Missouri Supreme Court declines to halt Johnson execution

The Missouri Supreme Court on Tuesday refused to halt the October execution of a man convicted of a triple killing who claimed his intellectual disability made him ineligible for the death penalty.

Ernest Lee Johnson, 61, is scheduled to die by injection Oct. 5 at the state prison in Bonne Terre. It would be the first execution in Missouri since convicted killer Walter Barton was put to death in May 2020.
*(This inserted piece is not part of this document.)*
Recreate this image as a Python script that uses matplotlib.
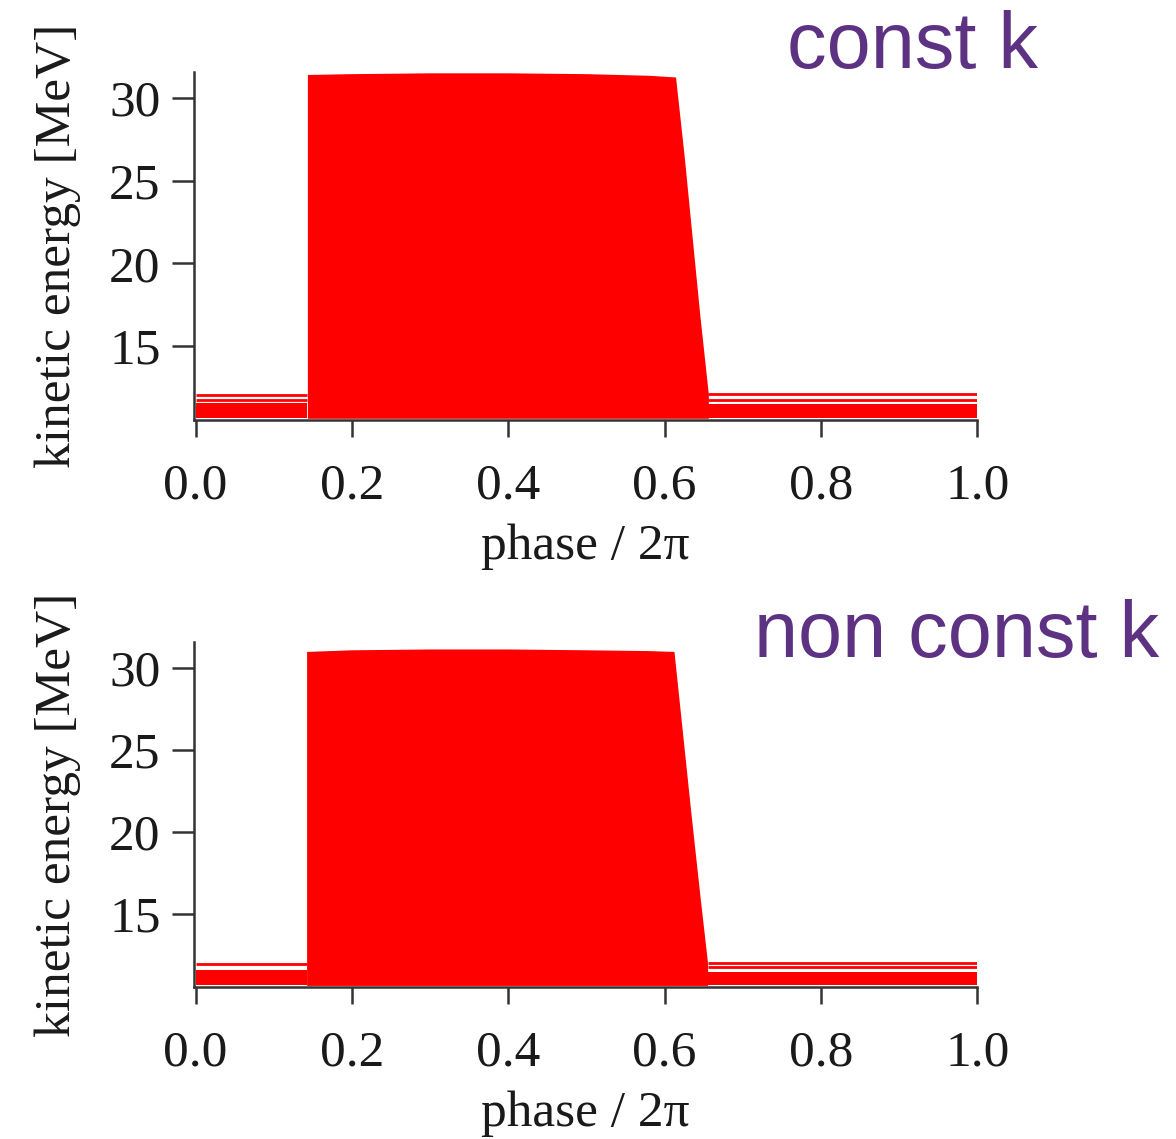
import matplotlib
matplotlib.use("Agg")
import matplotlib.pyplot as plt

# phase / 2pi along the outline of the red block, energies in MeV
phase_const = [0.143, 0.143, 0.2, 0.3, 0.4, 0.5, 0.58, 0.614, 0.625, 0.635, 0.645, 0.656]
energy_const = [12.1, 31.4, 31.45, 31.5, 31.5, 31.45, 31.35, 31.25, 26.5, 21.7, 16.9, 12.1]

phase_nonconst = [0.142, 0.142, 0.2, 0.3, 0.4, 0.5, 0.58, 0.612, 0.623, 0.634, 0.645, 0.655]
energy_nonconst = [12.0, 31.0, 31.1, 31.15, 31.15, 31.1, 31.05, 31.0, 26.0, 21.0, 16.2, 12.0]

# flat bands outside the block (lowest / highest particle energies)
band_floor = 10.65
band_fill_const = [11.55, 11.5]      # solid part, left / right
band_lines_const = [[11.78, 12.05], [11.75, 12.1]]
band_fill_nonconst = [11.6, 11.45]
band_lines_nonconst = [[11.95], [11.75, 12.0]]

labels = ["const k", "non const k"]
xticks = [0.0, 0.2, 0.4, 0.6, 0.8, 1.0]
yticks = [15, 20, 25, 30]

RED = "#ff0000"
PURPLE = "#5e3282"

plt.rcParams["font.family"] = ["Liberation Serif", "DejaVu Serif"]

fig = plt.figure(figsize=(11.76, 11.39), dpi=100)

panels = [
    dict(rect=[0.165, 0.6313, 0.666, 0.3055], phase=phase_const, energy=energy_const,
         fill=band_fill_const, lines=band_lines_const, label=labels[0], lx=0.776, ly=0.940),
    dict(rect=[0.165, 0.1334, 0.666, 0.3026], phase=phase_nonconst, energy=energy_nonconst,
         fill=band_fill_nonconst, lines=band_lines_nonconst, label=labels[1], lx=0.813, ly=0.423),
]

for p in panels:
    ax = fig.add_axes(p["rect"])
    ph = p["phase"]
    en = p["energy"]
    x_left, x_right = ph[0], ph[-1]

    # the block itself
    ax.fill_between(ph, band_floor, en, color=RED, lw=0)
    # flat bands left and right
    ax.fill_between([0.0, x_left], band_floor, p["fill"][0], color=RED, lw=0)
    ax.fill_between([x_right, 1.0], band_floor, p["fill"][1], color=RED, lw=0)
    for e in p["lines"][0]:
        ax.hlines(e, 0.0, x_left, color=RED, lw=2.0)
    for e in p["lines"][1]:
        ax.hlines(e, x_right, 1.0, color=RED, lw=2.0)

    ax.set_xlim(-0.002, 1.0)
    ax.set_ylim(10.55, 31.55)
    ax.set_xticks(xticks)
    ax.set_xticklabels([f"{t:.1f}" for t in xticks])
    ax.set_yticks(yticks)

    for side in ["top", "right"]:
        ax.spines[side].set_visible(False)
    for side in ["left", "bottom"]:
        ax.spines[side].set_linewidth(1.8)
        ax.spines[side].set_color("#333333")
    ax.tick_params(axis="x", direction="out", length=12, width=1.8, pad=19,
                   labelsize=37, colors="#333333", labelcolor="#1a1a1a")
    ax.tick_params(axis="y", direction="out", length=16, width=1.8, pad=8,
                   labelsize=37, colors="#333333", labelcolor="#1a1a1a")

    ax.set_xlabel("phase / 2π", fontsize=37, labelpad=10, color="#1a1a1a")
    ax.set_ylabel("kinetic energy [MeV]", fontsize=37, labelpad=20, color="#1a1a1a")

    fig.text(p["lx"], p["ly"], p["label"], fontsize=57, color=PURPLE,
             family="Liberation Sans", ha="center", va="baseline")

fig.savefig("out.png", dpi=100, facecolor="white")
Johnson’s attorney, Kansas City public defender Jeremy Weis, said he is still weighing options about what to do next. Weis said Johnson “meets all statutory and clinical definitions” of intellectual disability and has an IQ that in various tests has ranged from 67 to 77. The Eighth Amendment of the U.S. Constitution prohibits executing intellectually disabled people.

Johnson was convicted of killing 46-year-old Mary Bratcher, 57-year-old Mable Scruggs and 58-year-old Fred Jones during a closing-time robbery of a Casey’s General Store in Columbia in February 1994. Johnson wanted money to buy drugs, authorities said.

All three workers were beaten to death with a claw hammer. Bratcher also was stabbed at least 10 times with a screwdriver and Jones was shot in the face. The bodies were hid in a cooler.

Johnson was arrested after police found a bank bag, stolen money and store receipts at his home.

Johnson had previously asked that his execution be carried out by firing squad. His lawyers argued that Missouri’s lethal injection drug, pentobarbital, could trigger seizures. In 2008 Johnson had most, but not all, of a benign brain tumor removed, and a later MRI revealed that up to 20% of his brain tissue was also removed.

But Missouri law does not authorize execution by firing squad and the U.S. Supreme Court in May refused to consider Johnson’s appeal. The Missouri Supreme Court, in its decision on Tuesday, also declined to halt the execution based on concerns about the drug.

Johnson has been sentenced to death three times.

He was already on death row in 2001 when the U.S. Supreme Court ruled that executing the mentally ill was unconstitutionally cruel and a new sentencing hearing was ordered. Johnson was again sentenced to death in 2003. The Missouri Supreme Court tossed that sentence, too. In 2006, Johnson was sentenced to death again.